In July 2024 Prime Minister Narendra Modi visited Moscow for the annual summit. This was prime minister Modi’s first official visit abroad post re-election. The visit impressed everyone in Russia with its informal start and with a very eventful continuation. The BRICS summit in Kazan took place in October, culminating the year of Russia’s chairmanship of this club, which filled the calendar with hundreds of events on all tracks. The Kazan Declaration states BRICS intention to move forward with many important initiatives aiming at more just international order and economic mechanisms – including BRICS investment platform, commodities exchange, arbitrage – to name a few.

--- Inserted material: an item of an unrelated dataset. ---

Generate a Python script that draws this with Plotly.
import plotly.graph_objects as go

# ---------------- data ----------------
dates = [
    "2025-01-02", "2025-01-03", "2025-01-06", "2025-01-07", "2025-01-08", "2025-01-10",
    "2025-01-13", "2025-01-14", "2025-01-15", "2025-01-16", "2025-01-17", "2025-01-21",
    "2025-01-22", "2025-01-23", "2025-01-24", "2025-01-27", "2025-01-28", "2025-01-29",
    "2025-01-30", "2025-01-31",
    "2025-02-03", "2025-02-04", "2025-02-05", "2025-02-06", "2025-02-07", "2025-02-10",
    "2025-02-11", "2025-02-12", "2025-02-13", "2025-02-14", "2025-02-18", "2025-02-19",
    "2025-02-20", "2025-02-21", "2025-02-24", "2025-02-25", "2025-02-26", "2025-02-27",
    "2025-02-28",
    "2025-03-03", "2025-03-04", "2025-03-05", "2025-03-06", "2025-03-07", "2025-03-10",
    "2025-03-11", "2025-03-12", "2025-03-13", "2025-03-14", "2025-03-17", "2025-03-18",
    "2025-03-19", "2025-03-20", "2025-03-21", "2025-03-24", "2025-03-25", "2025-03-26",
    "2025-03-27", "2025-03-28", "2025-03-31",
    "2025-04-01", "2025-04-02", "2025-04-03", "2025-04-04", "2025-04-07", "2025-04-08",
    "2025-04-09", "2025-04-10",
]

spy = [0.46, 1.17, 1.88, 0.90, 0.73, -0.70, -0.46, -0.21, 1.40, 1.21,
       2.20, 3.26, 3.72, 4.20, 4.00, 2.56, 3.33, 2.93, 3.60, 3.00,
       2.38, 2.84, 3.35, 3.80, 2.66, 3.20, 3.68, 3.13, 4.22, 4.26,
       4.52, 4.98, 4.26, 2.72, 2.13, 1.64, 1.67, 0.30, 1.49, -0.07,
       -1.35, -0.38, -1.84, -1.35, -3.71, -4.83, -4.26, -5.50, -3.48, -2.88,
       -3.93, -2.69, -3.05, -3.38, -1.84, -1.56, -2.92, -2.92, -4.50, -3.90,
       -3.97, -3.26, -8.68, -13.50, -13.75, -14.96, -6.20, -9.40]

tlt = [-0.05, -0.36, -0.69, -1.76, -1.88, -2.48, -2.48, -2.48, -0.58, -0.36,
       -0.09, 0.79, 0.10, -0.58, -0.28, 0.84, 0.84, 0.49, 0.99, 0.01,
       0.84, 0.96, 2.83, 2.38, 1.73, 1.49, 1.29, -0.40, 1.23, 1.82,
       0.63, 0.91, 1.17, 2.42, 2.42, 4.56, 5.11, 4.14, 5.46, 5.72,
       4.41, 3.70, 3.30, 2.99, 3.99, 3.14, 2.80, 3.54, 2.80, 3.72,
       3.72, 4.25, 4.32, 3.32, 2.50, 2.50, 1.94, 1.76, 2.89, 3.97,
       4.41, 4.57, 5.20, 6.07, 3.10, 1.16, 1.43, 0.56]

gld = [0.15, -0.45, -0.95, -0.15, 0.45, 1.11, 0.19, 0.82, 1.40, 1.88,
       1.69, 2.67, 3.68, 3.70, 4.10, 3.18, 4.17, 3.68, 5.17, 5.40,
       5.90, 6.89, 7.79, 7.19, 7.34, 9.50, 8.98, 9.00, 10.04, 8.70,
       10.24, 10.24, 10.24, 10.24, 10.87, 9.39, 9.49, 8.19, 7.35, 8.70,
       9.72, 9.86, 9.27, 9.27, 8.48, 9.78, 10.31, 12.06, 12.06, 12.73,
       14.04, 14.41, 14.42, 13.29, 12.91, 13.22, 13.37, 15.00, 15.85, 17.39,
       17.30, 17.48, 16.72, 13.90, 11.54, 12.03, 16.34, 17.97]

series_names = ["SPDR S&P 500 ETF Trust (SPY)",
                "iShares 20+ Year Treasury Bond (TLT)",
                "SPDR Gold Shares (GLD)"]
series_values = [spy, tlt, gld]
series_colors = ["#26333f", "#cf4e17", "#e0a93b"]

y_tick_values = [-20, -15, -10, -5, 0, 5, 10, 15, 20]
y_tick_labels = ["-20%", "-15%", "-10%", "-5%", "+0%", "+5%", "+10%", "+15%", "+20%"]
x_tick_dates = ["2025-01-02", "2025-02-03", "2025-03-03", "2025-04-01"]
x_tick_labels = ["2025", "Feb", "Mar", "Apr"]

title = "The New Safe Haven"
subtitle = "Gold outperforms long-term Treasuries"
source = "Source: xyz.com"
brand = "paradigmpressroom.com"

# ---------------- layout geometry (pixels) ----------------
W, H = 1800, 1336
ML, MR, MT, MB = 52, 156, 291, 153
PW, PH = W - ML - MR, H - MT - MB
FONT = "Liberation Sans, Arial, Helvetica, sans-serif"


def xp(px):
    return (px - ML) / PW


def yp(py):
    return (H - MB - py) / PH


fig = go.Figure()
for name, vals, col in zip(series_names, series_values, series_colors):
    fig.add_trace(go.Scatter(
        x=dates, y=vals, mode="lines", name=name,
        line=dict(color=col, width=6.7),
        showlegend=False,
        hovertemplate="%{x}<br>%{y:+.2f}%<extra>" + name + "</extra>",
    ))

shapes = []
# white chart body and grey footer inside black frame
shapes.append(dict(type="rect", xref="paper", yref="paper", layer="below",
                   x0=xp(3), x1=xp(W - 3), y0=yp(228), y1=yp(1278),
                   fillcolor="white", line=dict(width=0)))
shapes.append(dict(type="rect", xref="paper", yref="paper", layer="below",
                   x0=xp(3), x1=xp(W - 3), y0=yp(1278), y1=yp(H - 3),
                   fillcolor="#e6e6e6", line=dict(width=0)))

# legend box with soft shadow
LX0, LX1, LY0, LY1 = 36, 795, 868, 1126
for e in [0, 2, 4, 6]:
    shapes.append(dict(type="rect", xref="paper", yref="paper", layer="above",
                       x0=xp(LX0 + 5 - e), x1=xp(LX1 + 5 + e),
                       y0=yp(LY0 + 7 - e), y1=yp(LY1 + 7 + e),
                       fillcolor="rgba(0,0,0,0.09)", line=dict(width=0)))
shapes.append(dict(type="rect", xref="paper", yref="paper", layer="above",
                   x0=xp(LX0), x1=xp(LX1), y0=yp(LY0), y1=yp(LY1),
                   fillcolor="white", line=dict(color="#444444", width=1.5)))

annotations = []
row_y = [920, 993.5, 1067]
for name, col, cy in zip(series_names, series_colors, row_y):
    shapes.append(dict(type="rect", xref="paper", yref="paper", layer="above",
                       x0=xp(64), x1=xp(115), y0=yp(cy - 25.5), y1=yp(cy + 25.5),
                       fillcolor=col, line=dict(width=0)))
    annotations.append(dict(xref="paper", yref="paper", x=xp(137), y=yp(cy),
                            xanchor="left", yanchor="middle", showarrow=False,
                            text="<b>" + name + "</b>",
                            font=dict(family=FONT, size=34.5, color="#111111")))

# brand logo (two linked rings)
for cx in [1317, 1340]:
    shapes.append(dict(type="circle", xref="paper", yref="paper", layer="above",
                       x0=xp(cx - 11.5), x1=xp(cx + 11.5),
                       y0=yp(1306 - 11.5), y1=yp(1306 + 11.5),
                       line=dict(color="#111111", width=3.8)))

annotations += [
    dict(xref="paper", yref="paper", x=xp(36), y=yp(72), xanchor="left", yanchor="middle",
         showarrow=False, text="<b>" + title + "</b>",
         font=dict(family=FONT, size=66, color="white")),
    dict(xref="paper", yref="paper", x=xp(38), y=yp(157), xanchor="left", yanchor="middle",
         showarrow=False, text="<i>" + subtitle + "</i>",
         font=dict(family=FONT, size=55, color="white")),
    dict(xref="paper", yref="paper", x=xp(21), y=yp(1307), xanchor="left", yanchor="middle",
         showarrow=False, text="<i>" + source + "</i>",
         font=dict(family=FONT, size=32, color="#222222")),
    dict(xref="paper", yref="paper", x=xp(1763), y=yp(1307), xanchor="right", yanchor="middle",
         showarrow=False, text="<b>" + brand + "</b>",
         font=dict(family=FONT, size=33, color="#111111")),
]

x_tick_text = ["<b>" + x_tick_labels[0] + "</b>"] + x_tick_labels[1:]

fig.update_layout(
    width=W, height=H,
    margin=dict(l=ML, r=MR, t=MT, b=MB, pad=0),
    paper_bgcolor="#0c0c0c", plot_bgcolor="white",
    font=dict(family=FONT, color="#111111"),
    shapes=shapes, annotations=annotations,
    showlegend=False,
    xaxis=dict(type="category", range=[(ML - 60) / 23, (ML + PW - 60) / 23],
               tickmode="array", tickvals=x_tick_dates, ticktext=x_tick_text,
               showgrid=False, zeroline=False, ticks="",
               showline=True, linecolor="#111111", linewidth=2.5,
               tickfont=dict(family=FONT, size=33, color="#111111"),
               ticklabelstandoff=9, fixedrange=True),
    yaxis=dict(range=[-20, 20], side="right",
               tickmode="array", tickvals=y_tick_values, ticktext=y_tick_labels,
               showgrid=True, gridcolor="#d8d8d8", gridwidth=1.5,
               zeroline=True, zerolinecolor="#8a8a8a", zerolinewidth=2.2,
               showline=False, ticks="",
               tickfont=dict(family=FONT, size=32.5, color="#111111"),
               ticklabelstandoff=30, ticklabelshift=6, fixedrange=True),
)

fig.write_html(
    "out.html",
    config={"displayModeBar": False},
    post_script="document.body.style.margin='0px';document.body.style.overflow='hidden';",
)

A major Russia-India investment forum was held in Moscow in April 2024. In November Mumbai hosted a representative business forum on the margins of the 25th meeting of the Inter-Governmental Commission on Trade,
Economic, Scientific, Technical and Cultural Cooperation, co-chaired by first deputy prime minister Denis Manturov and EAM S. Jaishankar. The interest towards participation in this business forum was so overwhelming, that the organisers had to close registration much ahead of time.


This is just a handful of government-to-government events from the India-Russia agenda of 2024. Besides the official list, there have been numerous educational expeditions, academic exchanges, industry exhibitions, and B2B interactions.


As economic cooperation is taking centre stage in Russia-India relations, such active communication is very important – it helps with actualisation of supply and demand, working out mutually beneficial formats of cooperation and with finding solutions to obstacles.It makes it possible to support the trustful political relations between the two countries with much needed interpersonal links and new business connections
that will take this bilateral partnership forward in the coming years.

This has been captured in a new book India and Russia Enduring trust in a transformational era -- a selection of opinions from Russia and India providing a fresh look at the relationship that is of utmost importance to the people of our two civilisational states, as well as to the world undergoing profound change.

The authors of different backgrounds have shared their views on what works in this relationship, and what is yet to be done.

The book is edited by Dr Lydia Kulik, Head of India studies, Moscow School of Management SKOLKOVO Senior research fellow, Institute of Oriental Studies, Russian Academy of Sciences.